The new calculation methodology offers a more realistic alternative. It accurately predicts the force effects in drivelines under a variety of conditions - from normal operation to emergency braking. This provides a more reliable basis for both strength and fatigue considerations. The model itself makes no distinction in this regard, but allows users to relate, for example, peak loads to extreme limit states and load cycles to damage factors for fatigue estimation purposes. "We can now assess much more specifically whether replacement is really necessary," says Sektani, who conducted the research on behalf of Antea Group as part of his doctorate at TU Delft.

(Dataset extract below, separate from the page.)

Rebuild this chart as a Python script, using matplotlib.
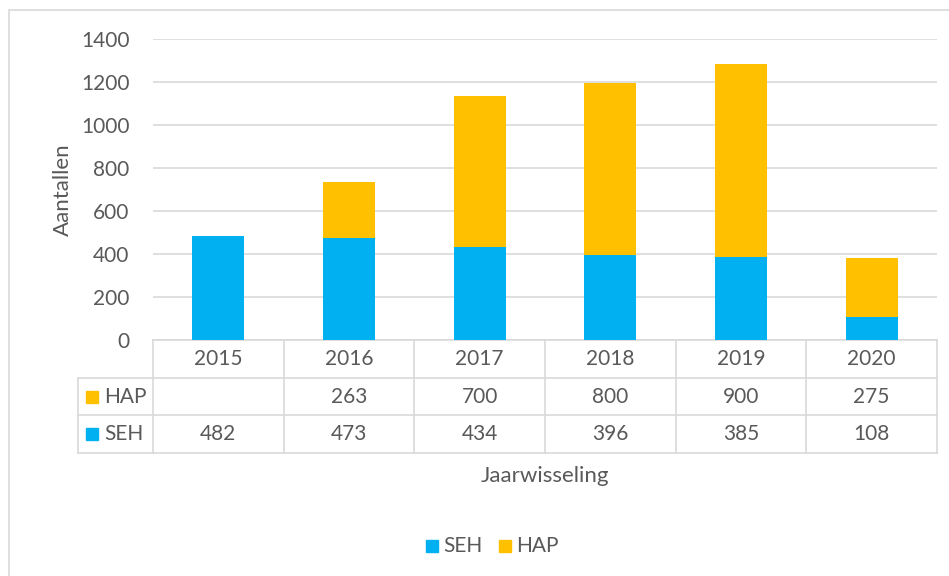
import matplotlib.pyplot as plt
from matplotlib.patches import Rectangle
import matplotlib.transforms as mtransforms

plt.rcParams['font.family'] = ['Lato', 'DejaVu Sans']

years = ['2015', '2016', '2017', '2018', '2019', '2020']
seh = [482, 473, 434, 396, 385, 108]
hap = [0, 263, 700, 800, 900, 275]
hap_labels = ['', '263', '700', '800', '900', '275']

seh_color = '#00B0F0'
hap_color = '#FFC000'
text_color = '#595959'
grid_color = '#D9D9D9'

W, H = 949, 576
fig = plt.figure(figsize=(W / 100, H / 100), dpi=100)


def square(px, py, col, size=12):
    # small legend key, px/py = top-left corner in pixels
    fig.patches.append(Rectangle((px / W, 1 - (py + size) / H), size / W, size / H,
                                 transform=fig.transFigure, color=col))


# outer chart border
fig.patches.append(Rectangle((9 / W, -0.01), 1.0, 1 - 10 / H + 0.01,
                             transform=fig.transFigure, fill=False,
                             edgecolor=grid_color, linewidth=1.2))

left, right, top, bottom = 153, 937, 39, 340
ax = fig.add_axes([left / W, 1 - bottom / H, (right - left) / W, (bottom - top) / H])

x = range(len(years))
ax.bar(x, seh, width=0.4, color=seh_color, zorder=3)
ax.bar(x, hap, width=0.4, bottom=seh, color=hap_color, zorder=3)

ax.set_xlim(-0.5, len(years) - 0.5)
ax.set_ylim(0, 1400)
ax.set_yticks(range(0, 1401, 200))
ax.set_xticks([])
ax.grid(axis='y', color=grid_color, linewidth=1.2, zorder=0)
for s in ax.spines.values():
    s.set_visible(False)
ax.tick_params(axis='y', length=0, labelsize=15, labelcolor=text_color, pad=17)
ax.set_ylabel('Aantallen', fontsize=16, color=text_color, labelpad=6)

# data table below the plot
trans = mtransforms.blended_transform_factory(ax.transData, ax.transAxes)
row_h = 37.7 / (bottom - top)
unit = (right - left) / len(years)
x_lab = -0.5 - (left - 78) / unit
line_kw = dict(color=grid_color, linewidth=1.2, transform=trans, clip_on=False)

ax.plot([-0.5, len(years) - 0.5], [0, 0], **line_kw)
for k in range(1, 4):
    ax.plot([x_lab, len(years) - 0.5], [-k * row_h, -k * row_h], **line_kw)
for i in range(len(years) + 1):
    ax.plot([i - 0.5, i - 0.5], [0, -3 * row_h], **line_kw)
ax.plot([x_lab, x_lab], [-row_h, -3 * row_h], **line_kw)

txt_kw = dict(transform=trans, fontsize=15, color=text_color, ha='center', va='center')
for i, yr in enumerate(years):
    ax.text(i, -0.5 * row_h, yr, **txt_kw)
    ax.text(i, -1.5 * row_h, hap_labels[i], **txt_kw)
    ax.text(i, -2.5 * row_h, str(seh[i]), **txt_kw)

for k, (name, col) in enumerate([('HAP', hap_color), ('SEH', seh_color)]):
    yc = 340 + (1.5 + k) * 37.7
    square(86, yc - 6, col)
    fig.text(104 / W, 1 - yc / H, name, fontsize=15, color=text_color,
             ha='left', va='center')

fig.text((left + right) / 2 / W, 1 - 476 / H, 'Jaarwisseling', fontsize=16,
         color=text_color, ha='center', va='center')

# legend
for name, col, xp in [('SEH', seh_color, 426), ('HAP', hap_color, 499)]:
    square(xp, 540, col)
    fig.text((xp + 17) / W, 1 - 546 / H, name, fontsize=15, color=text_color,
             ha='left', va='center')

fig.savefig('out.png', dpi=100)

Verification and validation

The research has been ongoing for several years - and rightly so, because good work takes time. As part of the research into the dynamics of movable bridges, Sektani has created a numerical calculation method that more realistically approximates dynamic loads in movable bridges. The methodology was developed in MATLAB and then verified using accurate measurements and laboratory tests at TU Delft. "The measurement setup we used for verification is very suitable for collecting data and measurement data in a reliable and reproducible way," Sektani says. "That experimental study showed that the calculation results are correct. This verified the calculation methodology. In 2024, I also validated the methodology in practice to assess its applicability under realistic conditions."

Peak load insight

As part of the validation study, a measurement was performed on the Croles Bridge. "The study focused specifically on mapping the dynamic loads in the motion works that occur during the opening, closing and emergency braking of the bridge," explains Sektani. "Especially at the level of the motor shaft, just before the flywheel, substantial peak loads occur during acceleration and deceleration. Current calculation rules consider this peak to be normative for the entire drive train, whereas in reality it only occurs locally. Further down the driveline, the normative loads are sometimes four to five times lower. This systematic overestimation is due to some inaccurate assumptions on which the calculation rules are based. This has now also been demonstrated in practice with measurements on the Croles Bridge. Measurements on the Croles Bridge show that the mathematically predicted peak load actually manifests itself as internal torque at the block brake, and hardly at all in the drive itself. This finding supports the choice of a single mass spring system, in which the bridge - and not the actuator - plays the dominant role in determining the loads."

Better decision-making

The results confirm that significant load reductions in the powertrain can be achieved through more targeted calculations. "This leads to better decisions in management and maintenance," Sektani concludes. "This allows us to avoid unnecessary rejection of motion works or overdimensioning." According to Sektani, it is important that similar validation studies are also conducted for other types of movable bridges and movement works. "We now have approval from the City of Amsterdam to start measuring on a drawbridge with rack arrangement. In the future, I would also like to investigate swing bridges." 

Revision of calculation rules

Ultimately, the goal is to translate the findings from this study into widely applicable rules for the design and assessment of movable bridges. The current calculation rules in NEN 6786 can be revised based on this. This will create a more realistic and reliable basis for new calculation rules in the Netherlands. A logical next step is to set up a technical committee of experts to evaluate, implement and share the research results with bridge managers and other stakeholders.